| Instructions to follow |
Produce nothing but an exact copy of the lines from the one containing "What TikZ code" through the one containing "(rootr) at (548,95);", and do not carry over pictures.

| Information given |
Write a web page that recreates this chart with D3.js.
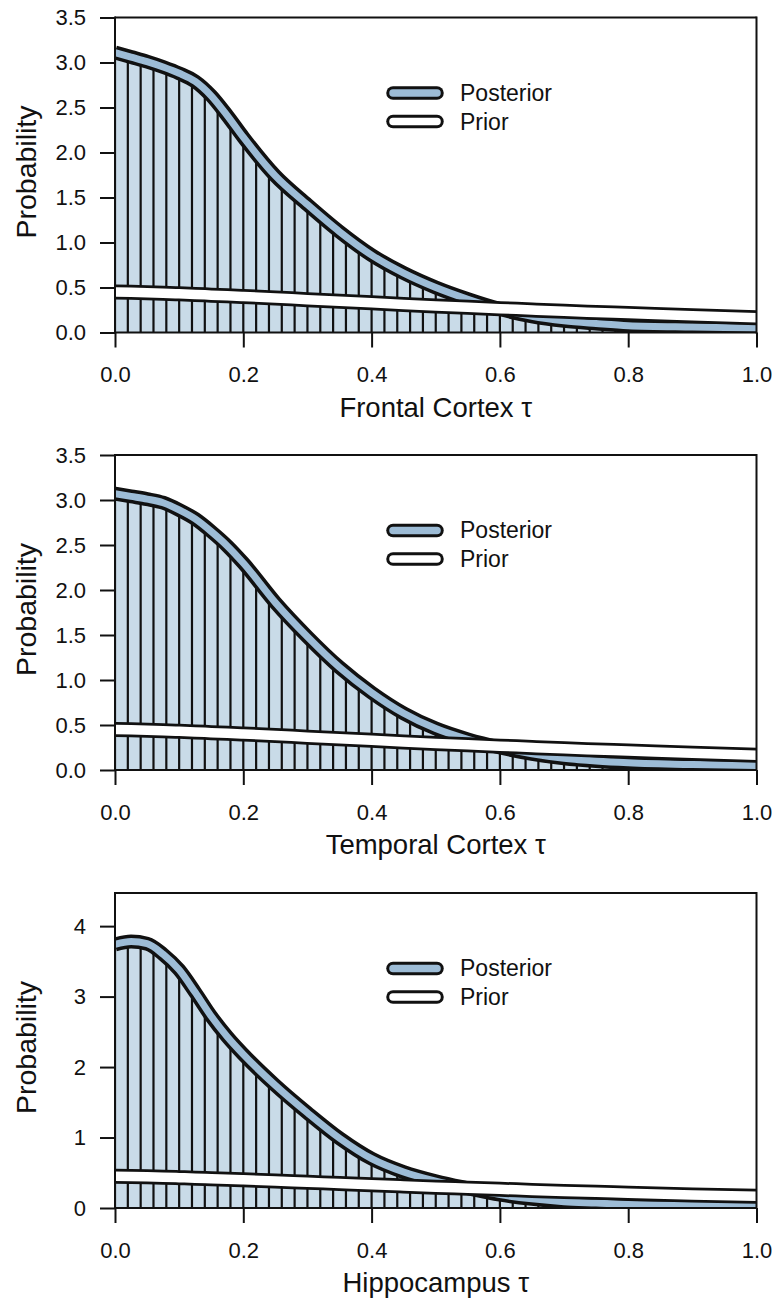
<!DOCTYPE html>
<html><head><meta charset="utf-8">
<script src="https://cdn.jsdelivr.net/npm/d3@7"></script>
<style>body{margin:0;background:#fff}svg{display:block}</style>
</head><body>
<svg id="chart" width="776" height="1300"></svg>
<script>
// ---- data ----
const tau = [0, 0.025, 0.05, 0.075, 0.1, 0.125, 0.15, 0.175, 0.2, 0.25, 0.3, 0.35, 0.4, 0.45, 0.5, 0.55, 0.6, 0.65, 0.7, 0.75, 0.8, 0.9, 1.0];
const priorDensity = [0.45, 0.447, 0.443, 0.437, 0.43, 0.423, 0.415, 0.408, 0.40, 0.383, 0.365, 0.348, 0.33, 0.312, 0.295, 0.28, 0.265, 0.25, 0.235, 0.222, 0.21, 0.185, 0.165];
const frontalPosterior = [3.11, 3.06, 3.01, 2.95, 2.88, 2.79, 2.63, 2.41, 2.17, 1.74, 1.42, 1.12, 0.86, 0.66, 0.50, 0.37, 0.26, 0.18, 0.13, 0.10, 0.075, 0.06, 0.05];
const temporalPosterior = [3.07, 3.04, 3.01, 2.97, 2.89, 2.79, 2.65, 2.49, 2.30, 1.86, 1.48, 1.14, 0.86, 0.63, 0.46, 0.34, 0.25, 0.18, 0.13, 0.10, 0.08, 0.06, 0.05];
const hippocampusPosterior = [3.74, 3.78, 3.75, 3.60, 3.38, 3.06, 2.72, 2.43, 2.18, 1.74, 1.35, 0.99, 0.70, 0.51, 0.38, 0.28, 0.19, 0.13, 0.09, 0.07, 0.05, 0.04, 0.03];
const panelTitles = ["Frontal Cortex \u03c4", "Temporal Cortex \u03c4", "Hippocampus \u03c4"];
const panelPosteriors = [frontalPosterior, temporalPosterior, hippocampusPosterior];
const panelYMax = [3.5, 3.5, 4.47];
const yTicksA = [0, 0.5, 1.0, 1.5, 2.0, 2.5, 3.0, 3.5];
const yTicksB = [0, 1, 2, 3, 4];
const panelYTicks = [yTicksA, yTicksA, yTicksB];
const panelYFormat = [".1f", ".1f", "d"];
const xTicks = [0, 0.2, 0.4, 0.6, 0.8, 1.0];
const hatchStep = 0.02;
const legendLabels = ["Posterior", "Prior"];

// ---- layout ----
const FONT = "'Liberation Sans', Arial, sans-serif";
const svg = d3.select("#chart");
const X0 = 115, X1 = 756.5;
const tops = [17.5, 455, 893];
const PH = 315;
const postFill = "#c9dbe8";
const postLine = "#9dbcd6";
const INK = "#111";

const x = d3.scaleLinear().domain([0, 1]).range([X0, X1]);
const defs = svg.append("defs");
const hatchX = d3.range(0, 1 + 1e-9, hatchStep);

panelTitles.forEach((title, i) => {
  const top = tops[i], base = top + PH;
  const y = d3.scaleLinear().domain([0, panelYMax[i]]).range([base, top]);
  const g = svg.append("g");
  const clipId = "clip" + i, areaClipId = "aclip" + i;
  defs.append("clipPath").attr("id", clipId).append("rect")
    .attr("x", X0).attr("y", top).attr("width", X1 - X0).attr("height", PH);

  const post = tau.map((t, k) => [t, panelPosteriors[i][k]]);
  const prior = tau.map((t, k) => [t, priorDensity[k]]);
  const curve = d3.curveMonotoneX;
  const area = d3.area().x(d => x(d[0])).y0(y(0)).y1(d => y(d[1])).curve(curve);
  const line = d3.line().x(d => x(d[0])).y(d => y(d[1])).curve(curve);

  defs.append("clipPath").attr("id", areaClipId).append("path").attr("d", area(post));

  const pg = g.append("g").attr("clip-path", `url(#${clipId})`);
  const hg = pg.append("g").attr("clip-path", `url(#${areaClipId})`);
  hg.append("path").attr("d", area(post)).attr("fill", postFill);
  hg.selectAll("line.h").data(hatchX).join("line").attr("class", "h")
    .attr("x1", d => x(d)).attr("x2", d => x(d))
    .attr("y1", y(0)).attr("y2", top)
    .attr("stroke", INK).attr("stroke-width", 2.2);

  pg.append("path").attr("d", line(post)).attr("fill", "none").attr("stroke", INK).attr("stroke-width", 14).attr("stroke-linejoin", "round");
  pg.append("path").attr("d", line(post)).attr("fill", "none").attr("stroke", postLine).attr("stroke-width", 7).attr("stroke-linejoin", "round");
  pg.append("path").attr("d", line(prior)).attr("fill", "none").attr("stroke", INK).attr("stroke-width", 15).attr("stroke-linejoin", "round");
  pg.append("path").attr("d", line(prior)).attr("fill", "none").attr("stroke", "#fff").attr("stroke-width", 9.5).attr("stroke-linejoin", "round");

  // frame lines
  const ax = g.append("g").attr("stroke", INK).attr("stroke-width", 2).attr("fill", "none");
  ax.append("line").attr("x1", X0).attr("x2", X1).attr("y1", top).attr("y2", top);
  ax.append("line").attr("x1", X0).attr("x2", X1).attr("y1", base).attr("y2", base);
  ax.append("line").attr("x1", X0).attr("x2", X0).attr("y1", top - 1).attr("y2", base + 1);
  ax.append("line").attr("x1", X1).attr("x2", X1).attr("y1", top - 1).attr("y2", base + 1);

  // y axis
  const yAxis = d3.axisLeft(y).tickValues(panelYTicks[i]).tickFormat(d3.format(panelYFormat[i]))
    .tickSize(15).tickPadding(14);
  const ya = g.append("g").attr("transform", `translate(${X0},0)`).call(yAxis);
  ya.select(".domain").remove();
  ya.selectAll(".tick line").attr("stroke", INK).attr("stroke-width", 2);
  ya.selectAll(".tick text").attr("font-family", FONT).attr("font-size", 22).attr("fill", INK);

  // x axis
  const xAxis = d3.axisBottom(x).tickValues(xTicks).tickFormat(d3.format(".1f"))
    .tickSize(15).tickPadding(19);
  const xa = g.append("g").attr("transform", `translate(0,${base})`).call(xAxis);
  xa.select(".domain").remove();
  xa.selectAll(".tick line").attr("stroke", INK).attr("stroke-width", 2);
  xa.selectAll(".tick text").attr("font-family", FONT).attr("font-size", 22).attr("fill", INK);

  // titles
  g.append("text").attr("x", (X0 + X1) / 2).attr("y", base + 84)
    .attr("text-anchor", "middle").attr("font-family", FONT).attr("font-size", 27.5).attr("fill", INK).text(title);
  g.append("text").attr("transform", `translate(36,${(top + base) / 2 - 3}) rotate(-90)`)
    .attr("text-anchor", "middle").attr("font-family", FONT).attr("font-size", 28.5).attr("fill", INK).text("Probability");

  // legend
  const lg = g.append("g");
  legendLabels.forEach((lab, k) => {
    const ly = top + 75.4 + k * 28.6;
    lg.append("line").attr("x1", 393).attr("x2", 437).attr("y1", ly).attr("y2", ly)
      .attr("stroke", INK).attr("stroke-width", 13.5).attr("stroke-linecap", "round");
    lg.append("line").attr("x1", 393).attr("x2", 437).attr("y1", ly).attr("y2", ly)
      .attr("stroke", k === 0 ? postLine : "#fff").attr("stroke-width", 7.5).attr("stroke-linecap", "round");
    lg.append("text").attr("x", 460).attr("y", ly).attr("dy", "0.35em")
      .attr("font-family", FONT).attr("font-size", 23).attr("fill", INK).text(lab);
  });
});
</script>
</body></html>
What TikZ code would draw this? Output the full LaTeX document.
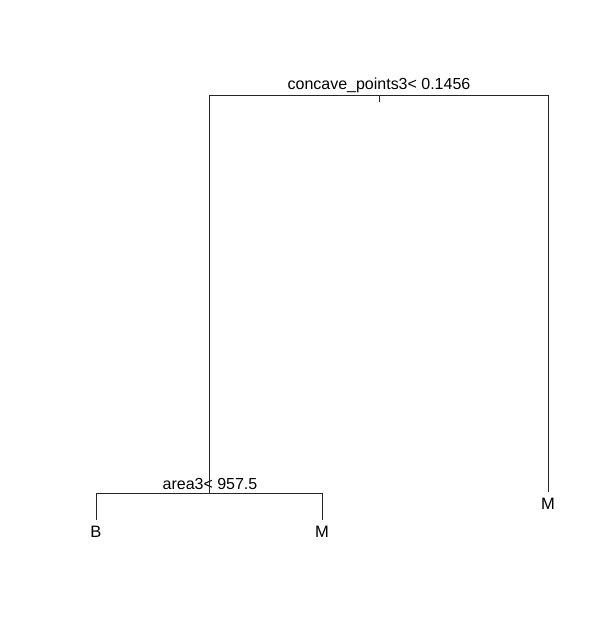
\documentclass[tikz,border=0pt]{standalone}
\usepackage{fontspec}
\setmainfont{Liberation Sans}
\tikzset{split/.style={anchor=base,inner sep=0pt,font=\fontsize{9.1}{11}\selectfont},
leaf/.style={anchor=base,inner sep=0pt,outer ysep=3.2pt,font=\fontsize{9.4}{11}\selectfont},
branch/.style={line width=.5pt,draw=black!85}}

\begin{document}
\begin{tikzpicture}[x=0.02cm,y=-0.02cm]
\useasboundingbox (0,0) rectangle (607,637);
\node[split] (root) at (379,89) {concave\_points3< 0.1456};
\coordinate (rootc) at (379,95);
\coordinate (rootl) at (209,95);
\coordinate (rootr) at (548,95);

\node[split] (n2) at (210,489) {area3< 957.5};
\coordinate (n2c) at (209,493);
\coordinate (n2l) at (96,493);
\coordinate (n2r) at (322,493);

\node[leaf] (leafB) at (96,537) {B};
\node[leaf] (leafM) at (322,537) {M};
\node[leaf] (leafMr) at (548,509) {M};

\draw[branch] (rootl) -- (rootr);
\draw[branch] (rootc) -- ++(0,7);
\draw[branch] (rootl) -- (n2c);
\draw[branch] (rootr) -- (leafMr);
\draw[branch] (n2l) -- (n2r);
\draw[branch] (n2l) -- (leafB);
\draw[branch] (n2r) -- (leafM);
\end{tikzpicture}
\end{document}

| Task answer |
What TikZ code would draw this? Output the full LaTeX document.
\documentclass[tikz,border=0pt]{standalone}
\usepackage{fontspec}
\setmainfont{Liberation Sans}
\tikzset{split/.style={anchor=base,inner sep=0pt,font=\fontsize{9.1}{11}\selectfont},
leaf/.style={anchor=base,inner sep=0pt,outer ysep=3.2pt,font=\fontsize{9.4}{11}\selectfont},
branch/.style={line width=.5pt,draw=black!85}}

\begin{document}
\begin{tikzpicture}[x=0.02cm,y=-0.02cm]
\useasboundingbox (0,0) rectangle (607,637);
\node[split] (root) at (379,89) {concave\_points3< 0.1456};
\coordinate (rootc) at (379,95);
\coordinate (rootl) at (209,95);
\coordinate (rootr) at (548,95);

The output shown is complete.